1923
(Russian, 1890–1941)
Book containing 61 pages with letterpress designs printed in red and black ink; cover printed in red and black ink on orange paper
Support: Wove paper bound and stapled within a heavy stock wove cover
Sheet: 18.5 x 13 cm (7 5/16 x 5 1/8 in.); Cover: 18.7 x 13.4 cm (7 3/8 x 5 1/4 in.)
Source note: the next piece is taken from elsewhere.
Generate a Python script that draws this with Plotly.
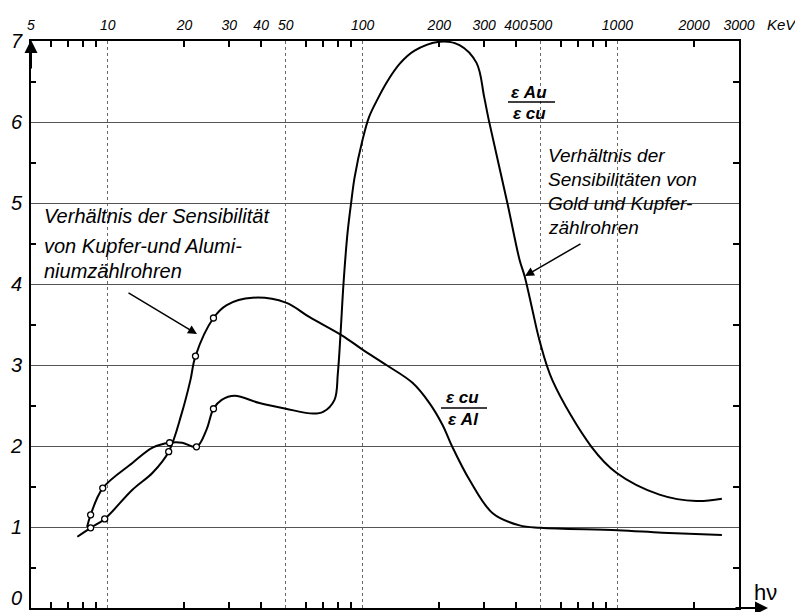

Gift of various donors to the department of Prints and Drawings 2002.60
© 2013 Artists Rights Society (ARS), New York
The radically innovative For the Voice is considered to be El Lissitzky's most spectacular achievement in book illustration, or "book construction" as the artist described his work. A champion of Russian Constructivism, Lissitzky used pure, abstract forms to express progressive social values and his hope of transforming the world through science and technology on both a private and public level. In his designs for this book, Lissitzky mixed fonts and turned variously sized letters in different directions amid a cacophony of squares and circles and diagonal, vertical, and horizontal stripes. Printing the image in black and red, he aimed to capture and keep the viewer's attention. Lissitzky's inventiveness extended to the page margins, which are stepped like an address book to form an index to the poems of Vladimir Mayakovsky, the Russian avant-garde author whose voice resounded throughout the 1920s. The collection of 13 poems is meant to be read aloud—hence, the title.